WHAT YOU WILL DO | Print every entry word for word, but omit the pictures.
════
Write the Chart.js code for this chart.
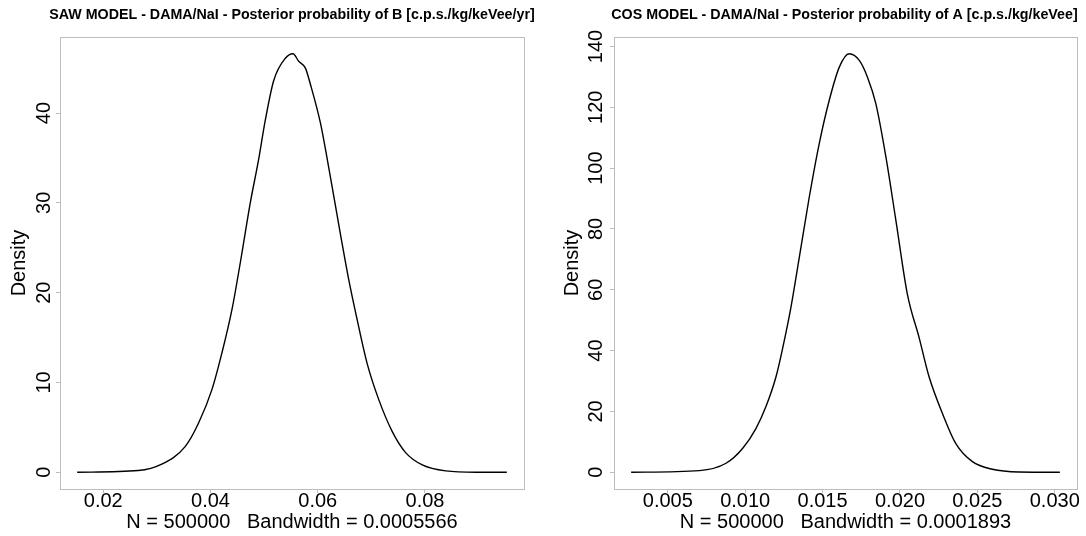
<!DOCTYPE html>
<html>
<head>
<meta charset="utf-8">
<script src="https://cdn.jsdelivr.net/npm/chart.js@4/dist/chart.umd.min.js"></script>
<style>
  body { margin: 0; background: #fff; overflow: hidden; }
  #wrap { position: relative; width: 1086px; height: 536px; overflow: hidden; }
  canvas { position: absolute; top: 0; }
  #saw { left: 0; }
  #cos { left: 560px; }
</style>
</head>
<body>
<div id="wrap">
  <canvas id="saw" width="584" height="536"></canvas>
  <canvas id="cos" width="569" height="536"></canvas>
</div>
<script>
// --- DATA ---

// SAW model, posterior density of B
const sawTitle = "SAW MODEL - DAMA/NaI - Posterior probability of B [c.p.s./kg/keVee/yr]";
const sawSub = "N = 500000   Bandwidth = 0.0005566";
const sawX = [0.01514, 0.02654, 0.0309, 0.03527, 0.03776, 0.04025, 0.04212, 0.044, 0.04555, 0.04742,
  0.04897, 0.05022, 0.05178, 0.05396, 0.05539, 0.05645, 0.0577, 0.05863, 0.0605, 0.06143,
  0.06268, 0.06424, 0.0658, 0.06735, 0.06922, 0.0714, 0.0739, 0.07639, 0.0795, 0.08386, 0.0895, 0.09526];
const sawY = [0, 0.19, 0.9, 2.86, 5.46, 9.17, 13.26, 18.1, 23.3, 30.0,
  34.8, 39.2, 43.6, 46.1, 46.6, 45.76, 45.0, 43.2, 38.9, 36.0,
  31.8, 26.5, 21.4, 17.0, 12.1, 8.06, 4.53, 2.19, 0.82, 0.15, 0, 0];
const sawXTicks = [0.02, 0.04, 0.06, 0.08];
const sawXLabels = ["0.02", "0.04", "0.06", "0.08"];
const sawYTicks = [0, 10, 20, 30, 40];
const sawYLabels = ["0", "10", "20", "30", "40"];

// COS model, posterior density of A
const cosTitle = "COS MODEL - DAMA/NaI - Posterior probability of A [c.p.s./kg/keVee]";
const cosSub = "N = 500000   Bandwidth = 0.0001893";
const cosX = [0.00263, 0.00704, 0.00876, 0.00984, 0.0107, 0.01134, 0.01199, 0.01242, 0.01296, 0.0135,
  0.01414, 0.01478, 0.01543, 0.01608, 0.01672, 0.01737, 0.0179, 0.01844, 0.01909, 0.01973,
  0.02048, 0.02124, 0.02188, 0.02274, 0.0236, 0.02468, 0.02597, 0.02769, 0.03033];
const cosY = [0, 0.55, 2.96, 7.9, 14.45, 21.6, 31.4, 40.8, 54.4, 70.8,
  90.5, 108.0, 122.3, 133.2, 137.6, 135.4, 129.9, 121.2, 103.7, 83.0,
  58.5, 44.2, 31.4, 19.4, 9.5, 3.5, 0.99, 0.1, 0];
const cosXTicks = [0.005, 0.010, 0.015, 0.020, 0.025, 0.030];
const cosXLabels = ["0.005", "0.010", "0.015", "0.020", "0.025", "0.030"];
const cosYTicks = [0, 20, 40, 60, 80, 100, 120, 140];
const cosYLabels = ["0", "20", "40", "60", "80", "100", "120", "140"];

// --- CHART ---

const FONT = "'Liberation Sans', Arial, Helvetica, sans-serif";
const BOX = "#bdbdbd";

// R style: axis range is the data range stretched by 4% on each side
function padRange(values) {
  const lo = Math.min(...values);
  const hi = Math.max(...values);
  const d = (hi - lo) * 0.04;
  return [lo - d, hi + d];
}

// each canvas is centred on its plot box so the full width title lands centred over it;
// axisW / rightW are the space left and right of the plot box inside the canvas
function makePanel(id, p) {
  const [xMin, xMax] = padRange(p.xs);
  const [yMin, yMax] = padRange(p.ys);
  const points = p.xs.map((x, i) => ({ x: x, y: p.ys[i] }));

  return new Chart(document.getElementById(id), {
    type: "line",
    data: {
      datasets: [{
        data: points,
        borderColor: "#000",
        borderWidth: 1.4,
        pointRadius: 0,
        fill: false,
        cubicInterpolationMode: "monotone",
      }],
    },
    options: {
      responsive: false,
      animation: false,
      devicePixelRatio: 1,
      layout: { padding: 0 },
      plugins: {
        legend: { display: false },
        tooltip: { enabled: false },
        title: {
          display: true,
          text: p.title,
          color: "#000",
          font: { family: FONT, size: 14.25, weight: "bold" },
          padding: { top: 7, bottom: 12.9 },
        },
      },
      scales: {
        x: {
          type: "linear",
          min: xMin,
          max: xMax,
          afterBuildTicks: (s) => { s.ticks = p.xTicks.map((v) => ({ value: v })); },
          afterFit: (s) => { s.height = 47; },
          ticks: {
            autoSkip: false,
            maxRotation: 0,
            padding: -3.5,
            color: "#000",
            font: { family: FONT, size: 20 },
            callback: (v, i) => p.xLabels[i],
          },
          grid: { drawOnChartArea: false, drawTicks: true, tickLength: 4, color: BOX },
          border: { display: true, color: BOX },
          title: {
            display: true,
            text: p.sub,
            color: "#000",
            font: { family: FONT, size: 20 },
            padding: { top: 0, bottom: 2 },
          },
        },
        y: {
          type: "linear",
          min: yMin,
          max: yMax,
          afterBuildTicks: (s) => { s.ticks = p.yTicks.map((v) => ({ value: v })); },
          afterFit: (s) => { s.width = p.axisW; },
          ticks: {
            autoSkip: false,
            minRotation: 90,
            maxRotation: 90,
            crossAlign: "center",
            padding: p.yPad,
            color: "#000",
            font: { family: FONT, size: 20 },
            callback: (v, i) => p.yLabels[i],
          },
          grid: { drawOnChartArea: false, drawTicks: true, tickLength: 4, color: BOX },
          border: { display: true, color: BOX },
          title: {
            display: true,
            text: "Density",
            color: "#000",
            font: { family: FONT, size: 20 },
            padding: { top: p.densPad, bottom: 0 },
          },
        },
        // top and right edges of the box
        xTop: {
          type: "linear",
          position: "top",
          min: xMin,
          max: xMax,
          afterFit: (s) => { s.height = 0; },
          ticks: { display: false },
          grid: { display: false },
          border: { display: true, color: BOX },
        },
        yRight: {
          type: "linear",
          position: "right",
          min: yMin,
          max: yMax,
          afterFit: (s) => { s.width = p.rightW; },
          ticks: { display: false },
          grid: { display: false },
          border: { display: true, color: BOX },
        },
      },
    },
  });
}

// canvas 0..584, plot box x 60..524, y 37..489
makePanel("saw", {
  title: sawTitle, sub: sawSub, xs: sawX, ys: sawY,
  xTicks: sawXTicks, xLabels: sawXLabels, yTicks: sawYTicks, yLabels: sawYLabels,
  axisW: 60, rightW: 60, yPad: 0.5, densPad: 7,
});

// canvas 560..1129, plot box x 614..1077, y 37..489
makePanel("cos", {
  title: cosTitle, sub: cosSub, xs: cosX, ys: cosY,
  xTicks: cosXTicks, xLabels: cosXLabels, yTicks: cosYTicks, yLabels: cosYLabels,
  axisW: 54, rightW: 52, yPad: -3.5, densPad: 0.4,
});
</script>
</body>
</html>
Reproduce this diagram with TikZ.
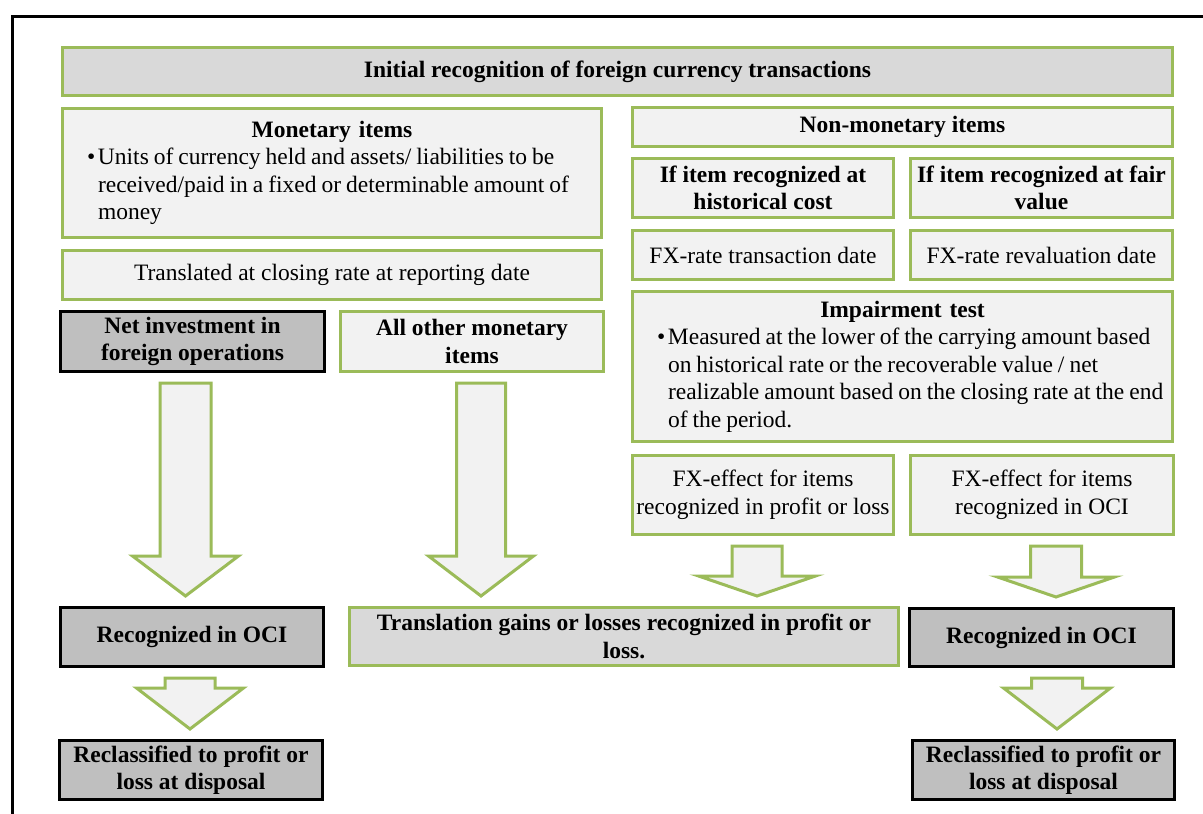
════
EXERCISE OUTPUT |
Write the Chart.js code for this chart.
<!DOCTYPE html>
<html>
<head>
<meta charset="utf-8">
<script src="https://cdn.jsdelivr.net/npm/chart.js@4/dist/chart.umd.min.js"></script>
<style>
  body { margin: 0; background: #fff; overflow: hidden; }
  #wrap { position: relative; width: 1086px; height: 536px; overflow: hidden; }
  canvas { position: absolute; top: 0; }
  #saw { left: 0; }
  #cos { left: 560px; }
</style>
</head>
<body>
<div id="wrap">
  <canvas id="saw" width="584" height="536"></canvas>
  <canvas id="cos" width="569" height="536"></canvas>
</div>
<script>
// --- DATA ---

// SAW model, posterior density of B
const sawTitle = "SAW MODEL - DAMA/NaI - Posterior probability of B [c.p.s./kg/keVee/yr]";
const sawSub = "N = 500000   Bandwidth = 0.0005566";
const sawX = [0.01514, 0.02654, 0.0309, 0.03527, 0.03776, 0.04025, 0.04212, 0.044, 0.04555, 0.04742,
  0.04897, 0.05022, 0.05178, 0.05396, 0.05539, 0.05645, 0.0577, 0.05863, 0.0605, 0.06143,
  0.06268, 0.06424, 0.0658, 0.06735, 0.06922, 0.0714, 0.0739, 0.07639, 0.0795, 0.08386, 0.0895, 0.09526];
const sawY = [0, 0.19, 0.9, 2.86, 5.46, 9.17, 13.26, 18.1, 23.3, 30.0,
  34.8, 39.2, 43.6, 46.1, 46.6, 45.76, 45.0, 43.2, 38.9, 36.0,
  31.8, 26.5, 21.4, 17.0, 12.1, 8.06, 4.53, 2.19, 0.82, 0.15, 0, 0];
const sawXTicks = [0.02, 0.04, 0.06, 0.08];
const sawXLabels = ["0.02", "0.04", "0.06", "0.08"];
const sawYTicks = [0, 10, 20, 30, 40];
const sawYLabels = ["0", "10", "20", "30", "40"];

// COS model, posterior density of A
const cosTitle = "COS MODEL - DAMA/NaI - Posterior probability of A [c.p.s./kg/keVee]";
const cosSub = "N = 500000   Bandwidth = 0.0001893";
const cosX = [0.00263, 0.00704, 0.00876, 0.00984, 0.0107, 0.01134, 0.01199, 0.01242, 0.01296, 0.0135,
  0.01414, 0.01478, 0.01543, 0.01608, 0.01672, 0.01737, 0.0179, 0.01844, 0.01909, 0.01973,
  0.02048, 0.02124, 0.02188, 0.02274, 0.0236, 0.02468, 0.02597, 0.02769, 0.03033];
const cosY = [0, 0.55, 2.96, 7.9, 14.45, 21.6, 31.4, 40.8, 54.4, 70.8,
  90.5, 108.0, 122.3, 133.2, 137.6, 135.4, 129.9, 121.2, 103.7, 83.0,
  58.5, 44.2, 31.4, 19.4, 9.5, 3.5, 0.99, 0.1, 0];
const cosXTicks = [0.005, 0.010, 0.015, 0.020, 0.025, 0.030];
const cosXLabels = ["0.005", "0.010", "0.015", "0.020", "0.025", "0.030"];
const cosYTicks = [0, 20, 40, 60, 80, 100, 120, 140];
const cosYLabels = ["0", "20", "40", "60", "80", "100", "120", "140"];

// --- CHART ---

const FONT = "'Liberation Sans', Arial, Helvetica, sans-serif";
const BOX = "#bdbdbd";

// R style: axis range is the data range stretched by 4% on each side
function padRange(values) {
  const lo = Math.min(...values);
  const hi = Math.max(...values);
  const d = (hi - lo) * 0.04;
  return [lo - d, hi + d];
}

// each canvas is centred on its plot box so the full width title lands centred over it;
// axisW / rightW are the space left and right of the plot box inside the canvas
function makePanel(id, p) {
  const [xMin, xMax] = padRange(p.xs);
  const [yMin, yMax] = padRange(p.ys);
  const points = p.xs.map((x, i) => ({ x: x, y: p.ys[i] }));

  return new Chart(document.getElementById(id), {
    type: "line",
    data: {
      datasets: [{
        data: points,
        borderColor: "#000",
        borderWidth: 1.4,
        pointRadius: 0,
        fill: false,
        cubicInterpolationMode: "monotone",
      }],
    },
    options: {
      responsive: false,
      animation: false,
      devicePixelRatio: 1,
      layout: { padding: 0 },
      plugins: {
        legend: { display: false },
        tooltip: { enabled: false },
        title: {
          display: true,
          text: p.title,
          color: "#000",
          font: { family: FONT, size: 14.25, weight: "bold" },
          padding: { top: 7, bottom: 12.9 },
        },
      },
      scales: {
        x: {
          type: "linear",
          min: xMin,
          max: xMax,
          afterBuildTicks: (s) => { s.ticks = p.xTicks.map((v) => ({ value: v })); },
          afterFit: (s) => { s.height = 47; },
          ticks: {
            autoSkip: false,
            maxRotation: 0,
            padding: -3.5,
            color: "#000",
            font: { family: FONT, size: 20 },
            callback: (v, i) => p.xLabels[i],
          },
          grid: { drawOnChartArea: false, drawTicks: true, tickLength: 4, color: BOX },
          border: { display: true, color: BOX },
          title: {
            display: true,
            text: p.sub,
            color: "#000",
            font: { family: FONT, size: 20 },
            padding: { top: 0, bottom: 2 },
          },
        },
        y: {
          type: "linear",
          min: yMin,
          max: yMax,
          afterBuildTicks: (s) => { s.ticks = p.yTicks.map((v) => ({ value: v })); },
          afterFit: (s) => { s.width = p.axisW; },
          ticks: {
            autoSkip: false,
            minRotation: 90,
            maxRotation: 90,
            crossAlign: "center",
            padding: p.yPad,
            color: "#000",
            font: { family: FONT, size: 20 },
            callback: (v, i) => p.yLabels[i],
          },
          grid: { drawOnChartArea: false, drawTicks: true, tickLength: 4, color: BOX },
          border: { display: true, color: BOX },
          title: {
            display: true,
            text: "Density",
            color: "#000",
            font: { family: FONT, size: 20 },
            padding: { top: p.densPad, bottom: 0 },
          },
        },
        // top and right edges of the box
        xTop: {
          type: "linear",
          position: "top",
          min: xMin,
          max: xMax,
          afterFit: (s) => { s.height = 0; },
          ticks: { display: false },
          grid: { display: false },
          border: { display: true, color: BOX },
        },
        yRight: {
          type: "linear",
          position: "right",
          min: yMin,
          max: yMax,
          afterFit: (s) => { s.width = p.rightW; },
          ticks: { display: false },
          grid: { display: false },
          border: { display: true, color: BOX },
        },
      },
    },
  });
}

// canvas 0..584, plot box x 60..524, y 37..489
makePanel("saw", {
  title: sawTitle, sub: sawSub, xs: sawX, ys: sawY,
  xTicks: sawXTicks, xLabels: sawXLabels, yTicks: sawYTicks, yLabels: sawYLabels,
  axisW: 60, rightW: 60, yPad: 0.5, densPad: 7,
});

// canvas 560..1129, plot box x 614..1077, y 37..489
makePanel("cos", {
  title: cosTitle, sub: cosSub, xs: cosX, ys: cosY,
  xTicks: cosXTicks, xLabels: cosXLabels, yTicks: cosYTicks, yLabels: cosYLabels,
  axisW: 54, rightW: 52, yPad: -3.5, densPad: 0.4,
});
</script>
</body>
</html>
Reproduce this diagram with TikZ.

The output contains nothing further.